● What to do
Identify the lines bearing the string "this" and gather them.

##### Dataset records #####

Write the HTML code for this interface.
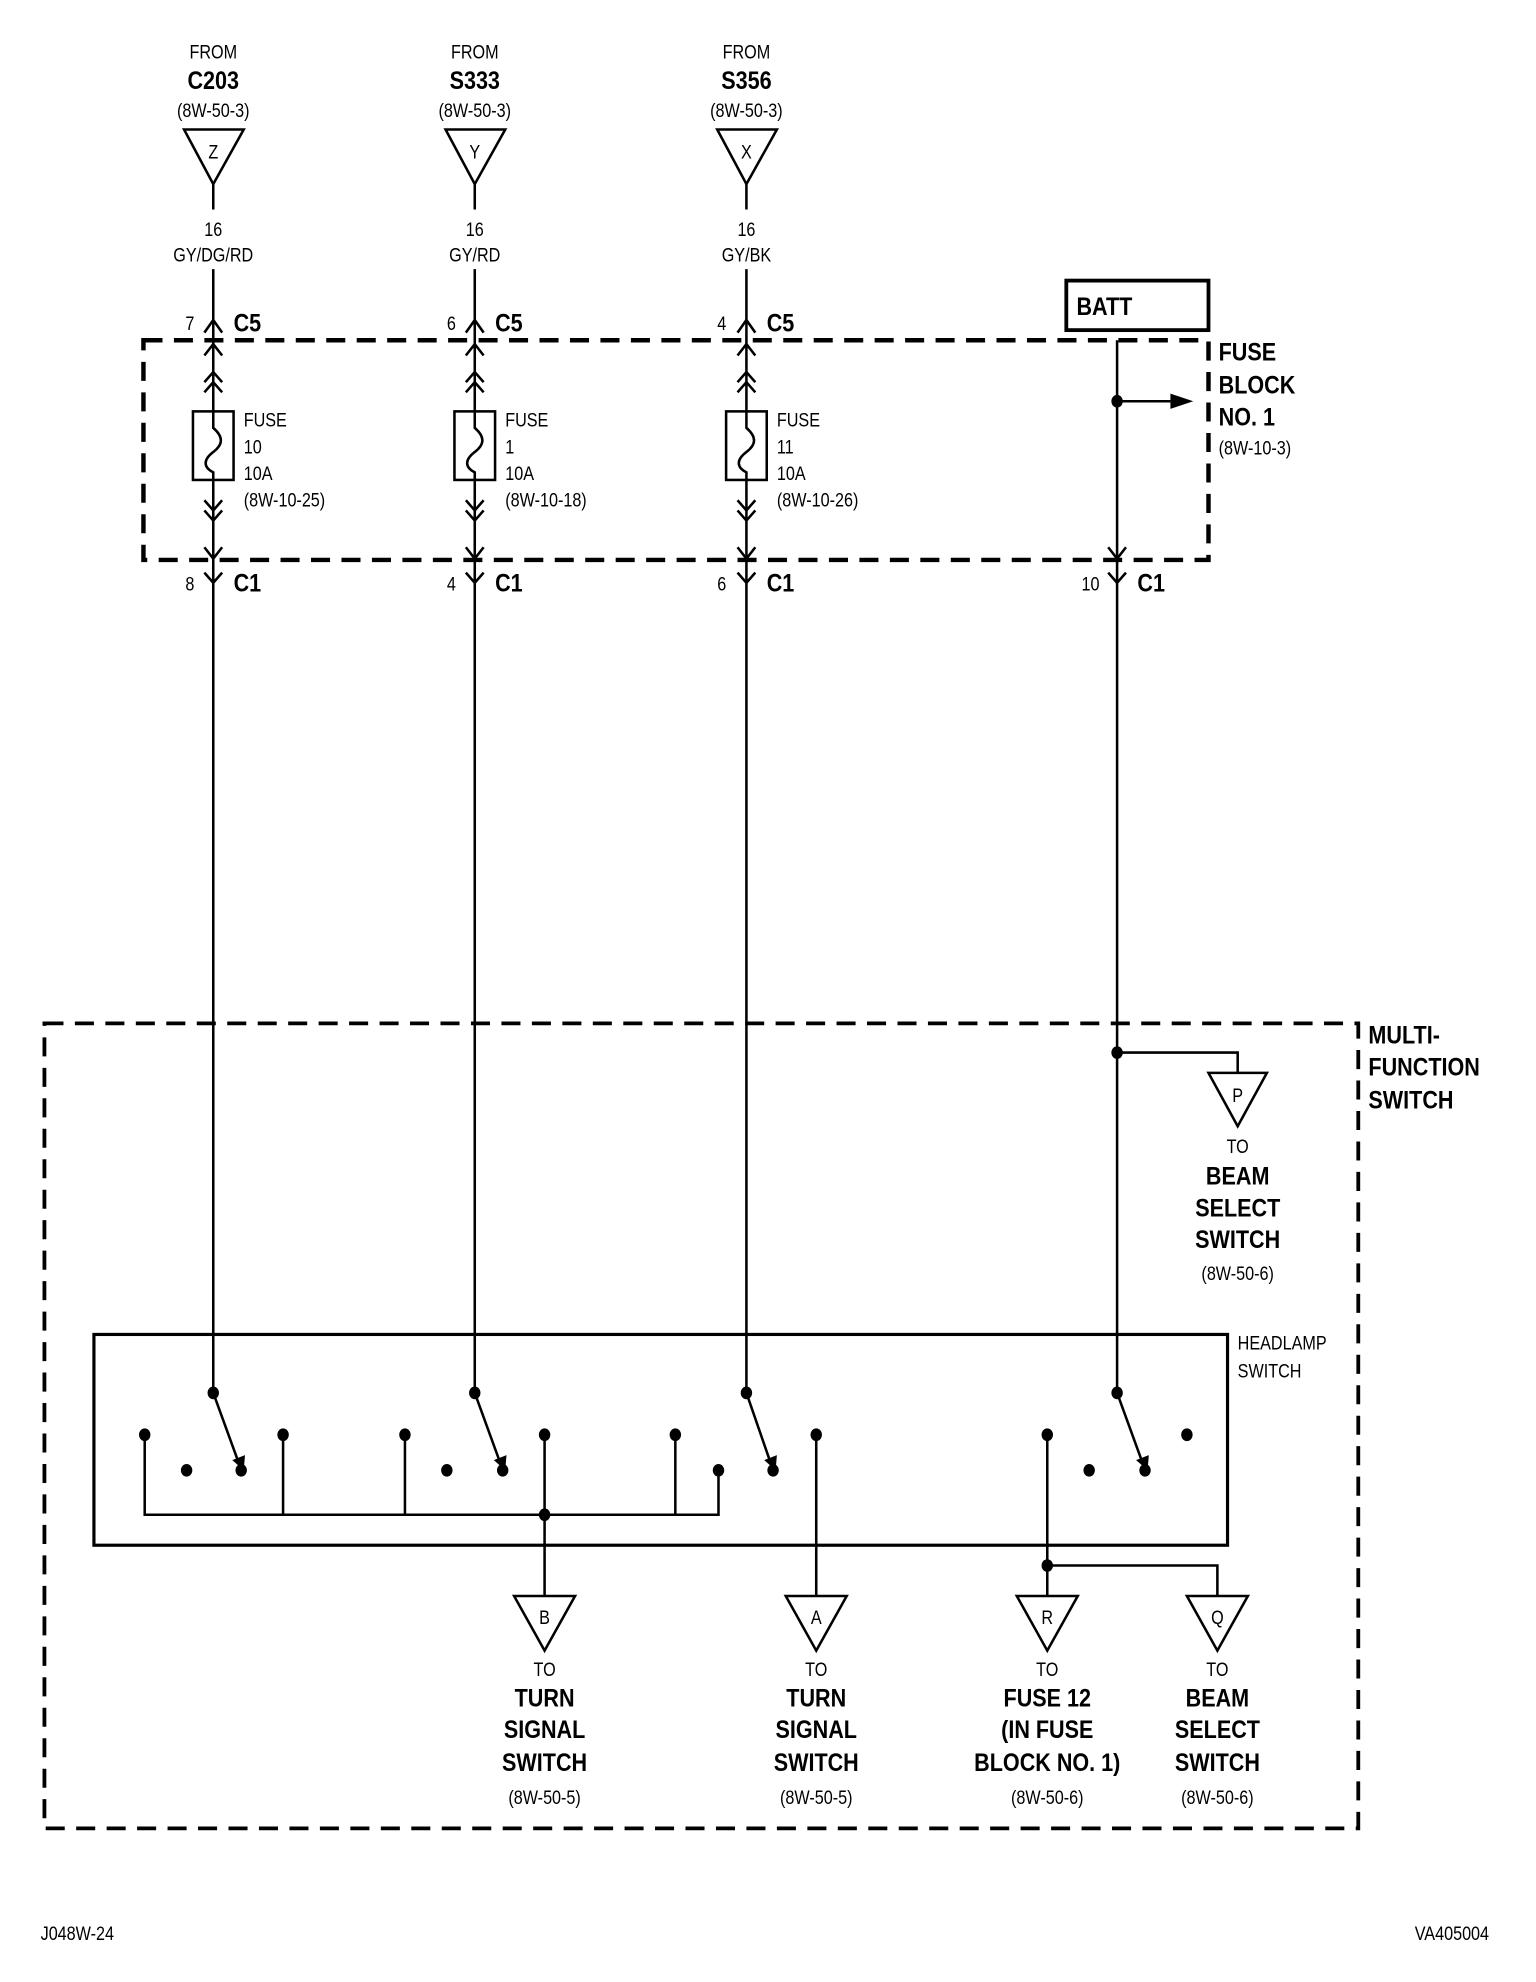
<!DOCTYPE html>
<html><head><meta charset="utf-8"><style>
html,body{margin:0;padding:0;background:#fff;}
svg{display:block;}
text{font-family:"Liberation Sans",sans-serif;fill:#000;transform-box:fill-box;transform-origin:0% 50%;transform:scaleX(0.85);}
.s{font-size:15px;}
.b{font-size:20px;font-weight:bold;}
.c{text-anchor:middle;transform-origin:50% 50%;}
.e{text-anchor:end;transform-origin:100% 50%;}
</style></head><body>
<svg width="1536" height="1982" viewBox="0 0 1210 1561" preserveAspectRatio="none" xmlns="http://www.w3.org/2000/svg">
<g stroke="#000" fill="none" stroke-width="2">
  <polygon points="145,102 192,102 168,145"/>
  <polygon points="351,102 398,102 374,145"/>
  <polygon points="565,102 612,102 588,145"/>
  <line x1="168" y1="145" x2="168" y2="165"/><line x1="374" y1="145" x2="374" y2="165"/><line x1="588" y1="145" x2="588" y2="165"/>
  <line x1="168" y1="212" x2="168" y2="1097"/><line x1="374" y1="212" x2="374" y2="1097"/><line x1="588" y1="212" x2="588" y2="1097"/>
  <line x1="880" y1="268" x2="880" y2="1097"/>
  <polyline points="161,262 168,252 175,262"/><polyline points="367,262 374,252 381,262"/><polyline points="581,262 588,252 595,262"/>
  <polyline points="161,280 168,271 175,280"/><polyline points="367,280 374,271 381,280"/><polyline points="581,280 588,271 595,280"/>
  <polyline points="161,301 168,293 175,301"/><polyline points="161,309 168,301 175,309"/>
  <polyline points="367,301 374,293 381,301"/><polyline points="367,309 374,301 381,309"/>
  <polyline points="581,301 588,293 595,301"/><polyline points="581,309 588,301 595,309"/>
  <polyline points="161,394 168,402 175,394"/><polyline points="161,402 168,410 175,402"/>
  <polyline points="367,394 374,402 381,394"/><polyline points="367,402 374,410 381,402"/>
  <polyline points="581,394 588,402 595,394"/><polyline points="581,402 588,410 595,402"/>
  <polyline points="161,431 168,440 175,431"/><polyline points="367,431 374,440 381,431"/><polyline points="581,431 588,440 595,431"/><polyline points="873,431 880,440 887,431"/>
  <polyline points="161,451 168,459 175,451"/><polyline points="367,451 374,459 381,451"/><polyline points="581,451 588,459 595,451"/><polyline points="873,451 880,459 887,451"/>
  <rect x="152" y="324" width="32" height="54" fill="#fff"/>
  <rect x="358" y="324" width="32" height="54" fill="#fff"/>
  <rect x="572" y="324" width="32" height="54" fill="#fff"/>
  <path d="M168,324 V337 C176,344 176,350 168,356 C160,362 160,368 168,372 V378"/>
  <path d="M374,324 V337 C382,344 382,350 374,356 C366,362 366,368 374,372 V378"/>
  <path d="M588,324 V337 C596,344 596,350 588,356 C580,362 580,368 588,372 V378"/>
  <rect x="840" y="221" width="112" height="39" stroke-width="3"/>
  <line x1="880" y1="316" x2="922" y2="316"/>
  <rect x="113" y="268" width="839" height="173" stroke-width="3.5" stroke-dasharray="15,9"/>
  <rect x="35" y="806" width="1035" height="634" stroke-width="3" stroke-dasharray="15,9"/>
  <polyline points="880,829 975,829 975,845"/>
  <polygon points="952,845 998,845 975,887"/>
  <rect x="74" y="1051" width="893" height="166" stroke-width="2.5"/>
  <line x1="168" y1="1097" x2="188" y2="1152"/><line x1="374" y1="1097" x2="394" y2="1152"/>
  <line x1="588" y1="1097" x2="607" y2="1152"/><line x1="880" y1="1097" x2="900" y2="1152"/>
  <polyline points="114,1130 114,1193 566,1193 566,1158"/>
  <line x1="223" y1="1130" x2="223" y2="1193"/><line x1="319" y1="1130" x2="319" y2="1193"/><line x1="532" y1="1130" x2="532" y2="1193"/>
  <line x1="429" y1="1130" x2="429" y2="1257"/><line x1="643" y1="1130" x2="643" y2="1257"/>
  <line x1="825" y1="1130" x2="825" y2="1257"/>
  <polyline points="825,1233 959,1233 959,1257"/>
  <polygon points="405,1257 453,1257 429,1300"/>
  <polygon points="619,1257 667,1257 643,1300"/>
  <polygon points="801,1257 849,1257 825,1300"/>
  <polygon points="935,1257 983,1257 959,1300"/>
</g>
<g fill="#000">
  <polygon points="922,310 940,316 922,322"/>
  <polygon points="183,1150 192,1158 193,1146"/>
  <polygon points="389,1150 398,1158 399,1146"/>
  <polygon points="602,1150 611,1158 612,1146"/>
  <polygon points="895,1150 904,1158 905,1146"/>
  <ellipse cx="880" cy="316" rx="4.5" ry="5"/><ellipse cx="880" cy="829" rx="4.5" ry="5"/>
  <ellipse cx="429" cy="1193" rx="4.5" ry="5"/><ellipse cx="825" cy="1233" rx="4.5" ry="5"/>
  <ellipse cx="168" cy="1097" rx="4.5" ry="5"/><ellipse cx="114" cy="1130" rx="4.5" ry="5"/><ellipse cx="147" cy="1158" rx="4.5" ry="5"/><ellipse cx="190" cy="1158" rx="4.5" ry="5"/><ellipse cx="223" cy="1130" rx="4.5" ry="5"/>
  <ellipse cx="374" cy="1097" rx="4.5" ry="5"/><ellipse cx="319" cy="1130" rx="4.5" ry="5"/><ellipse cx="352" cy="1158" rx="4.5" ry="5"/><ellipse cx="396" cy="1158" rx="4.5" ry="5"/><ellipse cx="429" cy="1130" rx="4.5" ry="5"/>
  <ellipse cx="588" cy="1097" rx="4.5" ry="5"/><ellipse cx="532" cy="1130" rx="4.5" ry="5"/><ellipse cx="566" cy="1158" rx="4.5" ry="5"/><ellipse cx="609" cy="1158" rx="4.5" ry="5"/><ellipse cx="643" cy="1130" rx="4.5" ry="5"/>
  <ellipse cx="880" cy="1097" rx="4.5" ry="5"/><ellipse cx="825" cy="1130" rx="4.5" ry="5"/><ellipse cx="858" cy="1158" rx="4.5" ry="5"/><ellipse cx="902" cy="1158" rx="4.5" ry="5"/><ellipse cx="935" cy="1130" rx="4.5" ry="5"/>
</g>

<text class="s c" x="168" y="46">FROM</text><text class="b c" x="168" y="70">C203</text><text class="s c" x="168" y="92">(8W-50-3)</text><text class="s c" x="168" y="125">Z</text>
<text class="s c" x="374" y="46">FROM</text><text class="b c" x="374" y="70">S333</text><text class="s c" x="374" y="92">(8W-50-3)</text><text class="s c" x="374" y="125">Y</text>
<text class="s c" x="588" y="46">FROM</text><text class="b c" x="588" y="70">S356</text><text class="s c" x="588" y="92">(8W-50-3)</text><text class="s c" x="588" y="125">X</text>
<text class="s c" x="168" y="186">16</text><text class="s c" x="168" y="206">GY/DG/RD</text>
<text class="s c" x="374" y="186">16</text><text class="s c" x="374" y="206">GY/RD</text>
<text class="s c" x="588" y="186">16</text><text class="s c" x="588" y="206">GY/BK</text>
<text class="s" x="146" y="260">7</text><text class="b" x="184" y="261">C5</text>
<text class="s" x="352" y="260">6</text><text class="b" x="390" y="261">C5</text>
<text class="s" x="565" y="260">4</text><text class="b" x="604" y="261">C5</text>
<text class="s" x="146" y="465">8</text><text class="b" x="184" y="466">C1</text>
<text class="s" x="352" y="465">4</text><text class="b" x="390" y="466">C1</text>
<text class="s" x="565" y="465">6</text><text class="b" x="604" y="466">C1</text>
<text class="s" x="852" y="465">10</text><text class="b" x="896" y="466">C1</text>
<text class="b" x="848" y="248">BATT</text>
<text class="b" x="960" y="284">FUSE</text><text class="b" x="960" y="310">BLOCK</text><text class="b" x="960" y="335">NO. 1</text><text class="s" x="960" y="358">(8W-10-3)</text>
<text class="s" x="192" y="336">FUSE</text><text class="s" x="192" y="357">10</text><text class="s" x="192" y="378">10A</text><text class="s" x="192" y="399">(8W-10-25)</text>
<text class="s" x="398" y="336">FUSE</text><text class="s" x="398" y="357">1</text><text class="s" x="398" y="378">10A</text><text class="s" x="398" y="399">(8W-10-18)</text>
<text class="s" x="612" y="336">FUSE</text><text class="s" x="612" y="357">11</text><text class="s" x="612" y="378">10A</text><text class="s" x="612" y="399">(8W-10-26)</text>
<text class="b" x="1078" y="822">MULTI-</text><text class="b" x="1078" y="847">FUNCTION</text><text class="b" x="1078" y="873">SWITCH</text>
<text class="s" x="975" y="1063">HEADLAMP</text><text class="s" x="975" y="1085">SWITCH</text>
<text class="s c" x="975" y="868">P</text><text class="s c" x="975" y="908">TO</text><text class="b c" x="975" y="933">BEAM</text><text class="b c" x="975" y="958">SELECT</text><text class="b c" x="975" y="983">SWITCH</text><text class="s c" x="975" y="1008">(8W-50-6)</text>
<text class="s c" x="429" y="1279">B</text><text class="s c" x="429" y="1320">TO</text><text class="b c" x="429" y="1344">TURN</text><text class="b c" x="429" y="1369">SIGNAL</text><text class="b c" x="429" y="1395">SWITCH</text><text class="s c" x="429" y="1421">(8W-50-5)</text>
<text class="s c" x="643" y="1279">A</text><text class="s c" x="643" y="1320">TO</text><text class="b c" x="643" y="1344">TURN</text><text class="b c" x="643" y="1369">SIGNAL</text><text class="b c" x="643" y="1395">SWITCH</text><text class="s c" x="643" y="1421">(8W-50-5)</text>
<text class="s c" x="825" y="1279">R</text><text class="s c" x="825" y="1320">TO</text><text class="b c" x="825" y="1344">FUSE 12</text><text class="b c" x="825" y="1369">(IN FUSE</text><text class="b c" x="825" y="1395">BLOCK NO. 1)</text><text class="s c" x="825" y="1421">(8W-50-6)</text>
<text class="s c" x="959" y="1279">Q</text><text class="s c" x="959" y="1320">TO</text><text class="b c" x="959" y="1344">BEAM</text><text class="b c" x="959" y="1369">SELECT</text><text class="b c" x="959" y="1395">SWITCH</text><text class="s c" x="959" y="1421">(8W-50-6)</text>
<text class="s" x="32" y="1528">J048W-24</text>
<text class="s e" x="1173" y="1528">VA405004</text>
</svg>
</body></html>
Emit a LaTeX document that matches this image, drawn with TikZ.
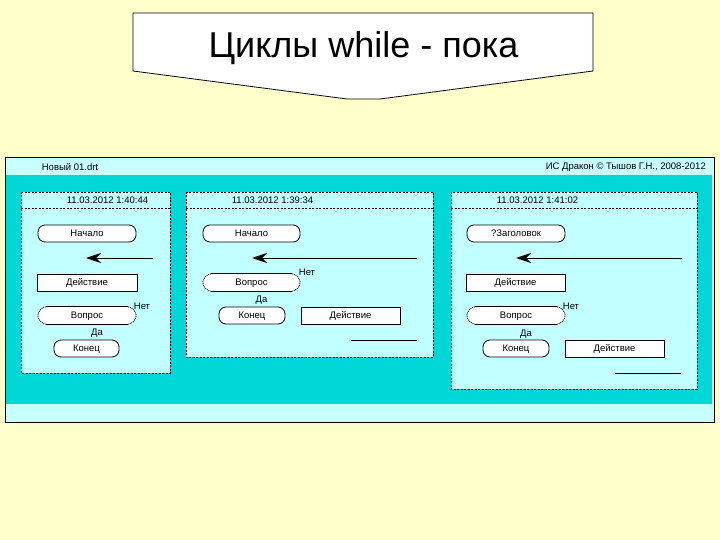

#####

● Task solution
Write the HTML code for this interface.
Emit a LaTeX document that matches this image, drawn with TikZ.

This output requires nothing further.